博物館の正面全景。手前にネプチューンの像が建っているのだが、「ギリシア神話の海神」と説明しているのはいただけない。ギリシア神話ならポセイドン、ローマ神話ならネプチューンと書かねば。
博物館に入ると、真っ先に目につくのが、すっかり有名になった 1/10 スケールの戦艦大和。単にみてくれだけ復元したのではなく、艦内には艦載艇を収容するスペースを作りこんであったりするそうだ。もっとも、大和の艦内を撮影した写真はほとんどなく、やっと 1 枚だけ出てきたのは烹炊所の写真だったそうなので、完全な復元は無理だったらしい。
ちなみにこの模型、ちゃんと復元性を考慮してあるので、水に浮くそうだ。
これが話題沸騰の、大和の 1/10 模型。外見だけでなく、中身にも気を使い、ちゃんと水に浮くように作ってあるらしい。
大和は短い生涯の間に何回か改装を受けているが、模型になったのは、対空機銃を大幅に増設した末期の状態のようだ。
これ以外の貴重品としては、零戦 62 型、栄 31 型甲エンジン、93 式酸素魚雷 (の一部)、回天、海龍、といったところか。いったいどこから見つけてきたのか、魚雷のジャイロや深度調定装置、零戦の射撃照準器なんてものまで展示してある。回天で使用していた潜望鏡 (正式には特眼鏡) については、覗いて見ることができる。
栄 31 型甲エンジン。水メタ噴射までやったのに、約束しただけの馬力が出ないで海軍を怒らせたのって、このエンジンだったような…
また、モノが大きすぎて目立たないため、うっかり素通りしてしまいそうになるが、戦艦金剛からおろしたヤーロー式ボイラーは超貴重品。近代化改修で重油専燃に改装された際にお役御免になった、石炭焚きボイラーだ。ちゃんと、石炭をくべる火夫の人形まであしらってあるのは念が入っている。(どうして「火夫」が変換できないんだよっ > MS-IME2002)

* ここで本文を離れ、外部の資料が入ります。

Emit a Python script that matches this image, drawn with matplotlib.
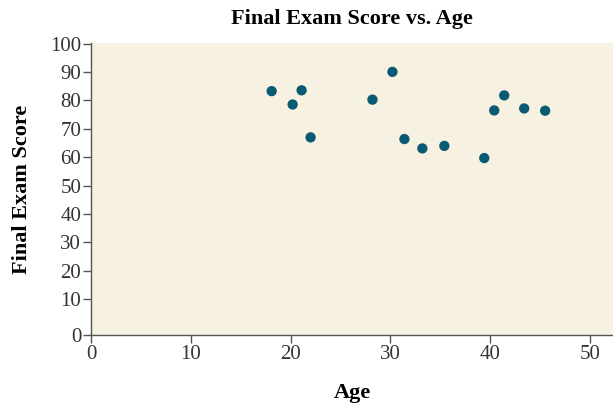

いったいどこから入手したのか、M69 焼夷弾。現物を見ると、意外と大きい。
あと、好き者ならぜひとも立ち寄っていただきたいのが、4 階にあるライブラリー。まだ蔵書の数は少ないが、これからおいおい充実させていく予定との由。また、PC の画面で図面などの所蔵資料を検索・閲覧できるシステムも用意されている。こちらについても、今後の充実を期待したいところ。

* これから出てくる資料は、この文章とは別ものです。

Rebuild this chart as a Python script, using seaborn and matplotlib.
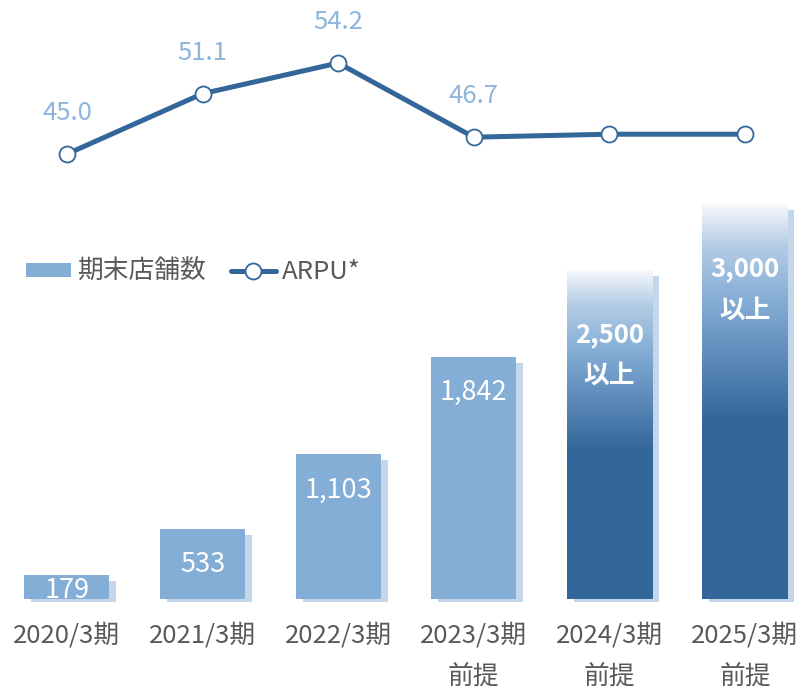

いったん表に出て、建物をぐるっと回って海側に行くと、「大和波止場」なるものがある。TSL のデモンストレーターとか深海潜水艇とか、いろいろと面白い展示品があるのだが、注目したいのは足元。大和の前甲板を実物大で再現している。砲搭がないから妙に広々しているけれど、大きさの感じを掴む役には立ちそう。
笑えるのは、その大和波止場を見下ろす場所に設置された休憩所 (?) の屋根が、主砲射撃指揮所の外形を模していること。
大和波止場。上の方から見下ろすと、艦長になった気分 ?
問題の屋根。完全再現とはいかないけれど、わざわざこのデザインにした心意気は買いたい。
大和ミュージアムでは、職員の方だけでなくボランティアの方が何人も配されていて、解説や案内などを担当している。ボランティアといえば、ライブラリーの解説資料では WikiPedia の帝国海軍関連コンテンツが活用されているので、これを加筆・修正して強化すれば、大和ミュージアムの役に立てるかも。